• _Required work_
Find all the lines with "chart" and gather them.

• _Material provided_
** BEGIN **

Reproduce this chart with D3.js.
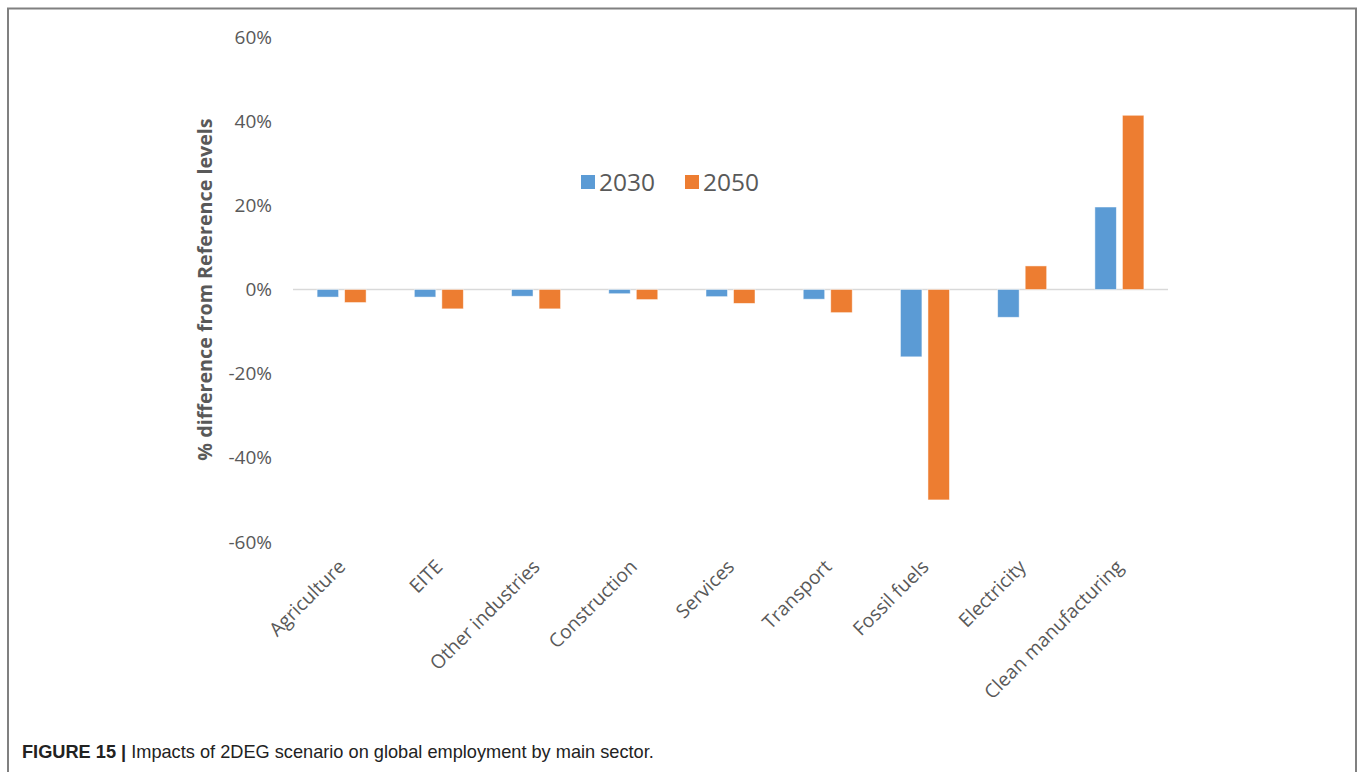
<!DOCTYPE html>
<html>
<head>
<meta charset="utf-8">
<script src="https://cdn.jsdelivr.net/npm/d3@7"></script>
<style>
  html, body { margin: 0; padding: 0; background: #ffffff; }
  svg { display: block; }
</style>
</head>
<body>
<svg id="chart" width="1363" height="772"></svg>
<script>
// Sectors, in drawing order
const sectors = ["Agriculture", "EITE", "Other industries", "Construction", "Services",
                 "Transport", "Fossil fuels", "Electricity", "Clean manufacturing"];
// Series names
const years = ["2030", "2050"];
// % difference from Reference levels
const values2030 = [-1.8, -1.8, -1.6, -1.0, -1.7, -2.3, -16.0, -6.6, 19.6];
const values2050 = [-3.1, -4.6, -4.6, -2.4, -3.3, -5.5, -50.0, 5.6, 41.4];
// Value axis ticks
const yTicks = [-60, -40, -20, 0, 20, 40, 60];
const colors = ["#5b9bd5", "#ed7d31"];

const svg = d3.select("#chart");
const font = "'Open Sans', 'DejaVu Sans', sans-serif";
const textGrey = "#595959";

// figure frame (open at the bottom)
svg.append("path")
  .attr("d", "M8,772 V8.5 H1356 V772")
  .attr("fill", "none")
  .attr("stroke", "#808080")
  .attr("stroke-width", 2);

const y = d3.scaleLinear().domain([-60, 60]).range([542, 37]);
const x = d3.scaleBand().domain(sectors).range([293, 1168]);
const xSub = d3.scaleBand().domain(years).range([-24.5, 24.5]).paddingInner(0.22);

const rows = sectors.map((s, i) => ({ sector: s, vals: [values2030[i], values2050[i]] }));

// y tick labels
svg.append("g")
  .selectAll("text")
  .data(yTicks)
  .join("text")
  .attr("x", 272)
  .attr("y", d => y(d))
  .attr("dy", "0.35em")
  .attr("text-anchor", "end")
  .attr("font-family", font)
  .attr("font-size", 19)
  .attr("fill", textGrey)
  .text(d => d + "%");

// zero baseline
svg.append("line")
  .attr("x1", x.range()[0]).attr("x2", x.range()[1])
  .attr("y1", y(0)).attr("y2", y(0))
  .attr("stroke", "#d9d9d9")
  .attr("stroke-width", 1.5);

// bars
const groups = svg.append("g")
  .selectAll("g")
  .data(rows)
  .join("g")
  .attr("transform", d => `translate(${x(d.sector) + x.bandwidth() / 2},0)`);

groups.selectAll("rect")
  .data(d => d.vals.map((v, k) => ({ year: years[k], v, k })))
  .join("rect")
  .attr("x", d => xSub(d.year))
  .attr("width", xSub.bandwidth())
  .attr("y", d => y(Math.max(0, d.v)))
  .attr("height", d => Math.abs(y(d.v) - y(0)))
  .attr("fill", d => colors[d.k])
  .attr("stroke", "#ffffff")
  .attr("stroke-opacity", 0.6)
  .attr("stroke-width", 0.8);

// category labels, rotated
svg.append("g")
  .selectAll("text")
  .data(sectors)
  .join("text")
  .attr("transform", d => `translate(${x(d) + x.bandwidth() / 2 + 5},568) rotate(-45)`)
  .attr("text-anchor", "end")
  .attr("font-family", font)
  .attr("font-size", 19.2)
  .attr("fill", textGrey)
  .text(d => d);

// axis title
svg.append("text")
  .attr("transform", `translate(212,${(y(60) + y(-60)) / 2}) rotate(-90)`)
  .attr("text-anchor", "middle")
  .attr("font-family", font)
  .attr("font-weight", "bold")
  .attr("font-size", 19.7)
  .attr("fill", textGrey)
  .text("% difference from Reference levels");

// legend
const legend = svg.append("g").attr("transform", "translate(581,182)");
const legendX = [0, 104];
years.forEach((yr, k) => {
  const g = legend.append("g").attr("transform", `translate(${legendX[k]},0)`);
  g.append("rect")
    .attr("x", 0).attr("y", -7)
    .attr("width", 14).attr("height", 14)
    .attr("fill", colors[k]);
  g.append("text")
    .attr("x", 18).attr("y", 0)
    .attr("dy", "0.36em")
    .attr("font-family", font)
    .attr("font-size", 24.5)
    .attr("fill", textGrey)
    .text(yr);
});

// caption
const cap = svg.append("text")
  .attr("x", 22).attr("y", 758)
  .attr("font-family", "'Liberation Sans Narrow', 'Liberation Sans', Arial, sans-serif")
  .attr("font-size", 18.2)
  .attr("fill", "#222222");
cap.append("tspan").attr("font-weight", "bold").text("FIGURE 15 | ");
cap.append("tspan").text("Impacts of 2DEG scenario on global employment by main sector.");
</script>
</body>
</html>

** END **
** BEGIN **

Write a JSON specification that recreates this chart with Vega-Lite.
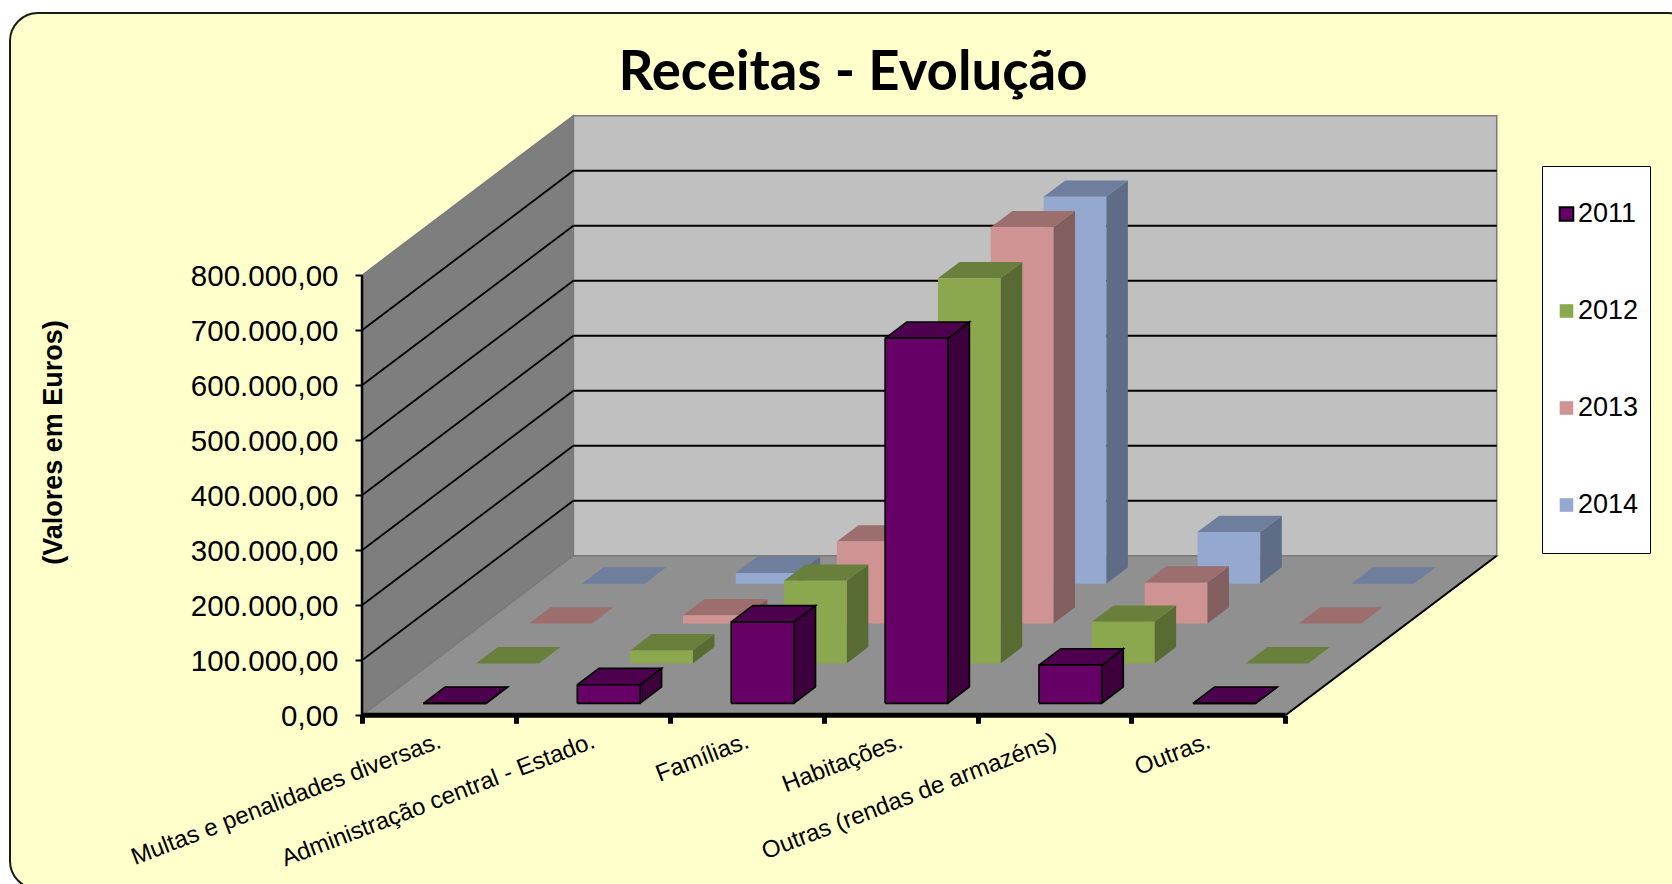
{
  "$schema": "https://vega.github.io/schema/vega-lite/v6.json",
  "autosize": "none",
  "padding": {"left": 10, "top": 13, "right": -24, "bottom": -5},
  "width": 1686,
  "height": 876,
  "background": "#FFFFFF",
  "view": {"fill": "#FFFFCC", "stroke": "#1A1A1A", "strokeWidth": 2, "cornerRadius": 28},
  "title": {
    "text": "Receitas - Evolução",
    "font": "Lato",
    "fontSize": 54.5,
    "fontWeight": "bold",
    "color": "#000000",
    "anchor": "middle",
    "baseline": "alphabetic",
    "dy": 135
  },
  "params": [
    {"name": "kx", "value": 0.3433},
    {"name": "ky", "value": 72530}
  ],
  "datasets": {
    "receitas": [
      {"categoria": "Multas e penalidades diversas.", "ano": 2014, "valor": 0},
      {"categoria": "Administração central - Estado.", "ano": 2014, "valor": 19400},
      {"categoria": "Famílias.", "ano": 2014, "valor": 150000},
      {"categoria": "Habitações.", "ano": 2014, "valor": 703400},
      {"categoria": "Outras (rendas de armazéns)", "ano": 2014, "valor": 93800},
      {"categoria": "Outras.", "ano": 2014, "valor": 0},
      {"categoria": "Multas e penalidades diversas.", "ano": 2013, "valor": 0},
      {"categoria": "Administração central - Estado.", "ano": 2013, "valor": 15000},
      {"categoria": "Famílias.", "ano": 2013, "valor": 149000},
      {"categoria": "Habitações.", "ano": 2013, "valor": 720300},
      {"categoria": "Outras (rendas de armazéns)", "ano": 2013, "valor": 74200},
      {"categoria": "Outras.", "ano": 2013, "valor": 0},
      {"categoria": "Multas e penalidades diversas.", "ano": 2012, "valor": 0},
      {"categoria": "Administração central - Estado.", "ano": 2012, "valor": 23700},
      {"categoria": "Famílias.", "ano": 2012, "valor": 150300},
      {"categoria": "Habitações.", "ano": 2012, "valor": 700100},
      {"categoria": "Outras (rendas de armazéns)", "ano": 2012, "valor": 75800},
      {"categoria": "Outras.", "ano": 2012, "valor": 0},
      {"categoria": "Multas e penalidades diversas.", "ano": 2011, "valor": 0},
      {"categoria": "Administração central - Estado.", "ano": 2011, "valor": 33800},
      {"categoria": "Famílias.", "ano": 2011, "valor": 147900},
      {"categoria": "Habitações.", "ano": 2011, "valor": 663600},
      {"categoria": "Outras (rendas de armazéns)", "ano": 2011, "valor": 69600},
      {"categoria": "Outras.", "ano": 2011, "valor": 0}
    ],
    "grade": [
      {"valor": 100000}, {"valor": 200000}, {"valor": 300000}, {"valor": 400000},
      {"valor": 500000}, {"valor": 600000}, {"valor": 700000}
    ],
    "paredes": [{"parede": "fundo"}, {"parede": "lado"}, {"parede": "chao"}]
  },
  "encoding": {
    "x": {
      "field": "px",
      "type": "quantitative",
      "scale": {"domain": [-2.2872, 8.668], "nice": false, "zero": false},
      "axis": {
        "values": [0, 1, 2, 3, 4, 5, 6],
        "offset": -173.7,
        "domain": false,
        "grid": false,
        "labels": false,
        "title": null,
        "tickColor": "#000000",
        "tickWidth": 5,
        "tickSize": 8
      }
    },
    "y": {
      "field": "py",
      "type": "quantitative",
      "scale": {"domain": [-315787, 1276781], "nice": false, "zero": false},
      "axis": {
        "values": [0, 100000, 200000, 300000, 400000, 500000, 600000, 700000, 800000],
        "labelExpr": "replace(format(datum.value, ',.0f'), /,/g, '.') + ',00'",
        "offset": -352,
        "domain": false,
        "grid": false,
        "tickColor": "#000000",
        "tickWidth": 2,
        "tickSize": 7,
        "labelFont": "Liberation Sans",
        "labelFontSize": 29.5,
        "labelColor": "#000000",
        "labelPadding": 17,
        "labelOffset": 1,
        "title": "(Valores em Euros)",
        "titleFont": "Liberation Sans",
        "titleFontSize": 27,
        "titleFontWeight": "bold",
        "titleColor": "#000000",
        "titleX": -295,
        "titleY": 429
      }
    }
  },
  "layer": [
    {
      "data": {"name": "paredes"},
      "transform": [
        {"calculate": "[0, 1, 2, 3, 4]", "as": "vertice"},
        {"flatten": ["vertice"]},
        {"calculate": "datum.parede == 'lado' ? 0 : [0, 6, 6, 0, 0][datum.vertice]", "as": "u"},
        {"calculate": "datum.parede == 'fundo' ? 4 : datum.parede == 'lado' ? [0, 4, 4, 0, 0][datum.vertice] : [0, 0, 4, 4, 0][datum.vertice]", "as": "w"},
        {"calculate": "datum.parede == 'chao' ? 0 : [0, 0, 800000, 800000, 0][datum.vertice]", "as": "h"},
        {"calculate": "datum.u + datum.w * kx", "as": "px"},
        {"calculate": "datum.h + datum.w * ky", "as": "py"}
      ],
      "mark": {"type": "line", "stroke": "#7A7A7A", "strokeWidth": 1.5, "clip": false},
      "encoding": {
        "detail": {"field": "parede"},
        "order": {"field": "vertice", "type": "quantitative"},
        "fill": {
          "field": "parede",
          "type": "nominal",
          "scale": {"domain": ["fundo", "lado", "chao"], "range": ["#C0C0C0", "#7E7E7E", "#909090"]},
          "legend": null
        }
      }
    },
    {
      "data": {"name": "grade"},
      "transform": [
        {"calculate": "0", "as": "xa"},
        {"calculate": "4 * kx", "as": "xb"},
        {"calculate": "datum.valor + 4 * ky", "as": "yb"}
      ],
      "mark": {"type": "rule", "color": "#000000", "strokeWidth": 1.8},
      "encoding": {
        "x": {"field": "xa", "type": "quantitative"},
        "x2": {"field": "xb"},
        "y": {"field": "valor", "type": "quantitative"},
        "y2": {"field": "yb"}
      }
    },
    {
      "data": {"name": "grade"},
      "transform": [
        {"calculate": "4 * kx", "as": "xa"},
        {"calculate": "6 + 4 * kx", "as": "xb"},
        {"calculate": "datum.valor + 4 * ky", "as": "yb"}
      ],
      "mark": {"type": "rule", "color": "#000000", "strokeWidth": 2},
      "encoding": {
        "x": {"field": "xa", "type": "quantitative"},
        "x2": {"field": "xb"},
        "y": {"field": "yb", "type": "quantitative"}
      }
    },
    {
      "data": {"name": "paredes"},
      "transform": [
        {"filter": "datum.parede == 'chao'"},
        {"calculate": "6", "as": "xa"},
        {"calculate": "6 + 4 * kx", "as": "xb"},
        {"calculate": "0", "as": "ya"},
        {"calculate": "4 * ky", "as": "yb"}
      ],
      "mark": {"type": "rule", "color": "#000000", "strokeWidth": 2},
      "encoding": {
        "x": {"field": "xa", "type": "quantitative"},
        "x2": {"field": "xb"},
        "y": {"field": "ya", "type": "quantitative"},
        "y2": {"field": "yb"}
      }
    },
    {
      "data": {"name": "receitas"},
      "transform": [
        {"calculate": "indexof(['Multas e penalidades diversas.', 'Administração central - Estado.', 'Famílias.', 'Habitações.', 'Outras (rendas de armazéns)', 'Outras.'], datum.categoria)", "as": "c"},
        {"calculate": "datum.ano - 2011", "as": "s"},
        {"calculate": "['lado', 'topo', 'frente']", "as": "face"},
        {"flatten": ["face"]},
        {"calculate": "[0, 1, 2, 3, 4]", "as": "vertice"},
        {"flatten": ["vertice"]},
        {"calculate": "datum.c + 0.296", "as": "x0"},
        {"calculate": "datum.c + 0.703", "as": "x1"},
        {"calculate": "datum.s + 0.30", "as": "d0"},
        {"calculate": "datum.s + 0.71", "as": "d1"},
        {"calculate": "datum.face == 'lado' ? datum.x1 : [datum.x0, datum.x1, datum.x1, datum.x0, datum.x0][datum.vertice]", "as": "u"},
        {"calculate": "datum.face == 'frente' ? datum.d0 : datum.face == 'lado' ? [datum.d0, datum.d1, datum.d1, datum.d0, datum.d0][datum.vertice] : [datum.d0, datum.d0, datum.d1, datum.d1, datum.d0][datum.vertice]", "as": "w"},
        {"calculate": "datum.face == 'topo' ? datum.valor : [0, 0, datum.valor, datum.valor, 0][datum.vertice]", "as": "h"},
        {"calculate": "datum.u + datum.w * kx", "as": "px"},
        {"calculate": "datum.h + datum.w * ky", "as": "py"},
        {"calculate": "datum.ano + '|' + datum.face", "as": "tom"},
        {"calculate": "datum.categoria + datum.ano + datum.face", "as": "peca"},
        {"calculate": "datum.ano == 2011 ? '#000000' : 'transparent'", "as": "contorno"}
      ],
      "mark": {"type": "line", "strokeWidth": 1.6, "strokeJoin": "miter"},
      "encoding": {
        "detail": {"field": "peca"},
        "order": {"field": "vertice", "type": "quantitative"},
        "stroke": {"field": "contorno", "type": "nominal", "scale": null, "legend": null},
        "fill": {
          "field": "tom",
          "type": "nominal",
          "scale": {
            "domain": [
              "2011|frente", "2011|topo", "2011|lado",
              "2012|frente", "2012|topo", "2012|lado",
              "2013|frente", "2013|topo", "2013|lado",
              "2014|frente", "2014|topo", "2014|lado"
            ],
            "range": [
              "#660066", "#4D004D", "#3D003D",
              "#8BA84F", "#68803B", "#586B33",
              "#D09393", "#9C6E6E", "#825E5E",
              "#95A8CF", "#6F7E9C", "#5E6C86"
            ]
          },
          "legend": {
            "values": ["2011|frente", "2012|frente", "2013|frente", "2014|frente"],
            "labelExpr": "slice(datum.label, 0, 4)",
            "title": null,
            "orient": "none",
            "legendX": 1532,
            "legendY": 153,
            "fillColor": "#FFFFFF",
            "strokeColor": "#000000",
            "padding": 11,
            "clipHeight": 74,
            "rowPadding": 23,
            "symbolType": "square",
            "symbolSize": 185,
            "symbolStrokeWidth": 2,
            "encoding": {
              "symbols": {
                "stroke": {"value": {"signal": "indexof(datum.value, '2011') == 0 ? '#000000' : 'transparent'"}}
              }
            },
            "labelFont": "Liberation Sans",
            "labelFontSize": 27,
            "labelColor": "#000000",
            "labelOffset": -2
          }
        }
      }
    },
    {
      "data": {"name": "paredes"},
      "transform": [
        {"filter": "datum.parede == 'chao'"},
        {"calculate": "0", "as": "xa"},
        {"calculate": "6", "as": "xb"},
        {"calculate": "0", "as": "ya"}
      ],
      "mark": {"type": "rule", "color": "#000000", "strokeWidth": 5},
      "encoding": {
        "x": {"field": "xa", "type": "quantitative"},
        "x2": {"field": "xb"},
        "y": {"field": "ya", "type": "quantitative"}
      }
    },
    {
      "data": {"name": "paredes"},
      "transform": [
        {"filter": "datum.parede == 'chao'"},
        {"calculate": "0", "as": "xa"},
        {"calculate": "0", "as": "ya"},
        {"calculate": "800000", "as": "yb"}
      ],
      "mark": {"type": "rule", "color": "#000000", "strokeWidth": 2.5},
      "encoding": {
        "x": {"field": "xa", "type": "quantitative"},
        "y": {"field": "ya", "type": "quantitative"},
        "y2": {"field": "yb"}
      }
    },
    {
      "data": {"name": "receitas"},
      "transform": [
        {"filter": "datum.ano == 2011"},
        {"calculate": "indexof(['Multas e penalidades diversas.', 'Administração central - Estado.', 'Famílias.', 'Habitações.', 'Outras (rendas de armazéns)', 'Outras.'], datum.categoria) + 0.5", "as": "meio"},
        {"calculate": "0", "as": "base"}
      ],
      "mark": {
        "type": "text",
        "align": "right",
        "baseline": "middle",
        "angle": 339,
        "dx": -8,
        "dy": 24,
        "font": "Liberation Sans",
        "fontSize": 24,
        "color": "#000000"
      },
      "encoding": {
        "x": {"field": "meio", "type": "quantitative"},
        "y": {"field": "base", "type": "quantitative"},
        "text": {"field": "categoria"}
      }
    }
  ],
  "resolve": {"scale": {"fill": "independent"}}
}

** END **
** BEGIN **

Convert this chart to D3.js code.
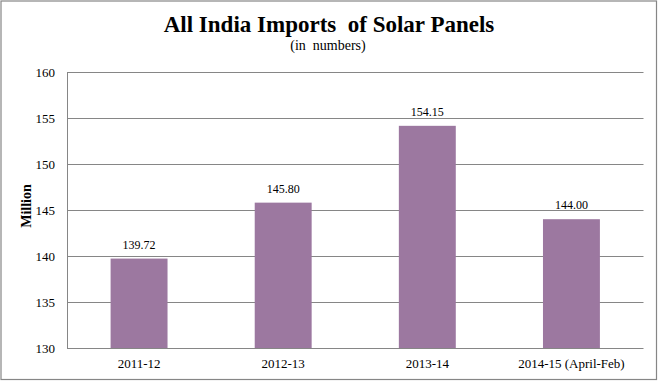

** END **

• _Final result_
Reproduce this chart with D3.js.
<svg id="chart" width="1363" height="772"></svg>
const svg = d3.select("#chart");
Write a JSON specification that recreates this chart with Vega-Lite.
Convert this chart to D3.js code.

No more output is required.